▽

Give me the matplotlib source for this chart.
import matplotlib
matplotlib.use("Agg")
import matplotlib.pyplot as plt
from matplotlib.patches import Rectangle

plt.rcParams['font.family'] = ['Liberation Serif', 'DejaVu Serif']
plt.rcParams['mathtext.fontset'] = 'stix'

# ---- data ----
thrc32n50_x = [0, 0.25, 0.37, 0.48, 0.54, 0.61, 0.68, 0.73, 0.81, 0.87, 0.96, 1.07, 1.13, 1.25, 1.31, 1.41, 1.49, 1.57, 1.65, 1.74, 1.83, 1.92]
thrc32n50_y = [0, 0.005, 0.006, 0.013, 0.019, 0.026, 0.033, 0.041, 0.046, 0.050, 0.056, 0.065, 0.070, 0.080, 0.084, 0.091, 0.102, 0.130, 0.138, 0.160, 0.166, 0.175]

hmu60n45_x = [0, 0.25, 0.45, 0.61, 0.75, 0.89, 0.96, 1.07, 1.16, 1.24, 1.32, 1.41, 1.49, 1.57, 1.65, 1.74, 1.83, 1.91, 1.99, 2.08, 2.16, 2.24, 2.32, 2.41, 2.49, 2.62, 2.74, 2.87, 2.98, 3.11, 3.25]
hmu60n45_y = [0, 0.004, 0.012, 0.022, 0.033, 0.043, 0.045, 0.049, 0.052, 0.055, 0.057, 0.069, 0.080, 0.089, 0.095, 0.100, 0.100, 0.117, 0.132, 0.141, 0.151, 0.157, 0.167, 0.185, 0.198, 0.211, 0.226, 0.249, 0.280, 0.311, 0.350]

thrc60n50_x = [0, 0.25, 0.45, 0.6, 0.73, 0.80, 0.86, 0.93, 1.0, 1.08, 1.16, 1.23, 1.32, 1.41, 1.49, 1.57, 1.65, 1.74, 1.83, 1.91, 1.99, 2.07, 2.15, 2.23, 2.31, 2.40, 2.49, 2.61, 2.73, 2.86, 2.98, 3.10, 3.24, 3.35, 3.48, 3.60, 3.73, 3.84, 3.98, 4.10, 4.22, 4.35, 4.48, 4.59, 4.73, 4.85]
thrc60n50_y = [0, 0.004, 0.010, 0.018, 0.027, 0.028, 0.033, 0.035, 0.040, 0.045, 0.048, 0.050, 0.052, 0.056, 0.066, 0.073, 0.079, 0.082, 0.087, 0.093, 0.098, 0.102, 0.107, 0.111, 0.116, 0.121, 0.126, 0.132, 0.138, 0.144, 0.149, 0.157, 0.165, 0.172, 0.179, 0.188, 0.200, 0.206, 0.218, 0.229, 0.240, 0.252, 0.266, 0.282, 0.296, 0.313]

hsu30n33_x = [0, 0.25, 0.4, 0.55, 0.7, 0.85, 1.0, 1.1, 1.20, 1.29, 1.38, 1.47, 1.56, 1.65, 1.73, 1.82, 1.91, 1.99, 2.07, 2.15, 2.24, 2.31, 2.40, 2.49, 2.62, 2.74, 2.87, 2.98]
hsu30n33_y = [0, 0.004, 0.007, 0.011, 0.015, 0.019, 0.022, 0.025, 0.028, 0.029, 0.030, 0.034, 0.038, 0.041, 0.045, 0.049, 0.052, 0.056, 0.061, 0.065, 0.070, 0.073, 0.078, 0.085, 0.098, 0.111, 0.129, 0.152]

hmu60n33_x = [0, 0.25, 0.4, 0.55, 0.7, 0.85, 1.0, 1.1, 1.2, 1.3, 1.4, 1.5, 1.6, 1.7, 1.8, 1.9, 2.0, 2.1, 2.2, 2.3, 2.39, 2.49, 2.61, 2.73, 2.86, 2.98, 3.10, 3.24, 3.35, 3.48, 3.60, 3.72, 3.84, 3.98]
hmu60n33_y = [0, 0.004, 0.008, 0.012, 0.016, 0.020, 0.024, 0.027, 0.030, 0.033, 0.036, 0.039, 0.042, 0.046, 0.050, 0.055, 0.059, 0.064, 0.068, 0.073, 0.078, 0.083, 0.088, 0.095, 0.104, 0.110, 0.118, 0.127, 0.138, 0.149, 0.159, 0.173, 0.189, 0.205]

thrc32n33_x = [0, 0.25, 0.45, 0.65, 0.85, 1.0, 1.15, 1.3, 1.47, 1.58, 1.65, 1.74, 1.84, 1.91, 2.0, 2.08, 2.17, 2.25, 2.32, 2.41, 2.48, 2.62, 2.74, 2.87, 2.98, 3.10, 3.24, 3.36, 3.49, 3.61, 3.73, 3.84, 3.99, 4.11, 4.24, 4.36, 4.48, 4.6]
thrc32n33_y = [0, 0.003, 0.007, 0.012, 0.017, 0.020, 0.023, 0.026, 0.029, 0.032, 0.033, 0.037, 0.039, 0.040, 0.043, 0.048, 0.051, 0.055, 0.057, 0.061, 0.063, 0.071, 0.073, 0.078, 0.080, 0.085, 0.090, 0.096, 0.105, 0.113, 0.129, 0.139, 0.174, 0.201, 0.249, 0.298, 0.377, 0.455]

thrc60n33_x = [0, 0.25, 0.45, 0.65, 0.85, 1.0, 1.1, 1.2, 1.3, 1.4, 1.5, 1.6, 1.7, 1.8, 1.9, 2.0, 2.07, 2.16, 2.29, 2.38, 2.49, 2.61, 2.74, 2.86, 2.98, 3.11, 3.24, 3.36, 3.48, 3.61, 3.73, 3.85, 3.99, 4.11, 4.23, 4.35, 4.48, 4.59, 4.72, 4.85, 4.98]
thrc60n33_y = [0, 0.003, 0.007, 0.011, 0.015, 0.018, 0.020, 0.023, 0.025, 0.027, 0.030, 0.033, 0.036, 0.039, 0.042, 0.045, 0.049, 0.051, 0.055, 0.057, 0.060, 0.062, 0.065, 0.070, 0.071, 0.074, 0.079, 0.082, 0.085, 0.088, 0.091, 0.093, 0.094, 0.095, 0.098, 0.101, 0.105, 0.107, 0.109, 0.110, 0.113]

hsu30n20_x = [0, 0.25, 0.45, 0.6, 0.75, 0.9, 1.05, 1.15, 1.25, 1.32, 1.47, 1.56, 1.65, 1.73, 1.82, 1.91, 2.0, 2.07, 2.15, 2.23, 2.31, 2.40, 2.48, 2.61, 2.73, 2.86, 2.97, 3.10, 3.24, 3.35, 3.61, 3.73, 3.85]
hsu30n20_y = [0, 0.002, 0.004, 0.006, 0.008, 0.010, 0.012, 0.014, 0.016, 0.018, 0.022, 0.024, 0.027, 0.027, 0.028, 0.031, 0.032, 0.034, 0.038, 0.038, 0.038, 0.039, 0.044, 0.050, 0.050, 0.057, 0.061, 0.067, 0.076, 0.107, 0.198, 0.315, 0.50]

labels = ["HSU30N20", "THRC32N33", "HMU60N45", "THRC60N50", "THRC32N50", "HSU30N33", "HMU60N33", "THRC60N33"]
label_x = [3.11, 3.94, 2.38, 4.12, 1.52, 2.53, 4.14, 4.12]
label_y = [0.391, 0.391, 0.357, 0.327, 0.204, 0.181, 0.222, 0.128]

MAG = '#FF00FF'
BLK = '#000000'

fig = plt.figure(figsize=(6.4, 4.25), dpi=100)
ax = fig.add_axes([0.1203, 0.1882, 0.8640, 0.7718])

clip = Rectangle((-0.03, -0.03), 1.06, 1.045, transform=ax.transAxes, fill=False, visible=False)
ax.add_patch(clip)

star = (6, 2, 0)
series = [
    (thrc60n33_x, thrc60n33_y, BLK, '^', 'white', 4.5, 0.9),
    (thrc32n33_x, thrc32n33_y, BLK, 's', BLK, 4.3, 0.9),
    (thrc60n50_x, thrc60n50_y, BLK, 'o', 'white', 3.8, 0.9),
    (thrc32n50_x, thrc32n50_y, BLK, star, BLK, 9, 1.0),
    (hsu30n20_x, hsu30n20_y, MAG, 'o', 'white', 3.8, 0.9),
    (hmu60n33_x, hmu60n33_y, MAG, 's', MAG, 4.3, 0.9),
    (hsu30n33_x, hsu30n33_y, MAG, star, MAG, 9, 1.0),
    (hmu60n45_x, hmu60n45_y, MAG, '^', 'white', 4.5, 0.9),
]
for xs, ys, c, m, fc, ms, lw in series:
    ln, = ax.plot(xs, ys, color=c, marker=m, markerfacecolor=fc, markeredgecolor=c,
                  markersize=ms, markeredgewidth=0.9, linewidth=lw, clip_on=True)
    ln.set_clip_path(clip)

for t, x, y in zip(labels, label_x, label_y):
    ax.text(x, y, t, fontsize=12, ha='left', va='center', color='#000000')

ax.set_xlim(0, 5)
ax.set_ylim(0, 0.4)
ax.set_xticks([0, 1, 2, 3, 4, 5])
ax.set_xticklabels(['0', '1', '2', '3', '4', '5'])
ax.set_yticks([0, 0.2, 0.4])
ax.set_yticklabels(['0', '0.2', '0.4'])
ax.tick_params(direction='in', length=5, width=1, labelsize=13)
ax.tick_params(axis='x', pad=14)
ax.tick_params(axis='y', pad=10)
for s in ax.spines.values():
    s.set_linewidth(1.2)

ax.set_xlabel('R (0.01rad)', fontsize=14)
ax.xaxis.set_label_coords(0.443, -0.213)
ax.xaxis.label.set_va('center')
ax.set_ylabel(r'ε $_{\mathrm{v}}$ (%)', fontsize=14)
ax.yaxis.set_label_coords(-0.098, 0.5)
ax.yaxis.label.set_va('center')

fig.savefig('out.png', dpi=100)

△

Can you write out the lines above, from the first one through the one containing "from matplotlib.patches import Rectangle", exactly as they appear and nothing more?

Give me the matplotlib source for this chart.
import matplotlib
matplotlib.use("Agg")
import matplotlib.pyplot as plt
from matplotlib.patches import Rectangle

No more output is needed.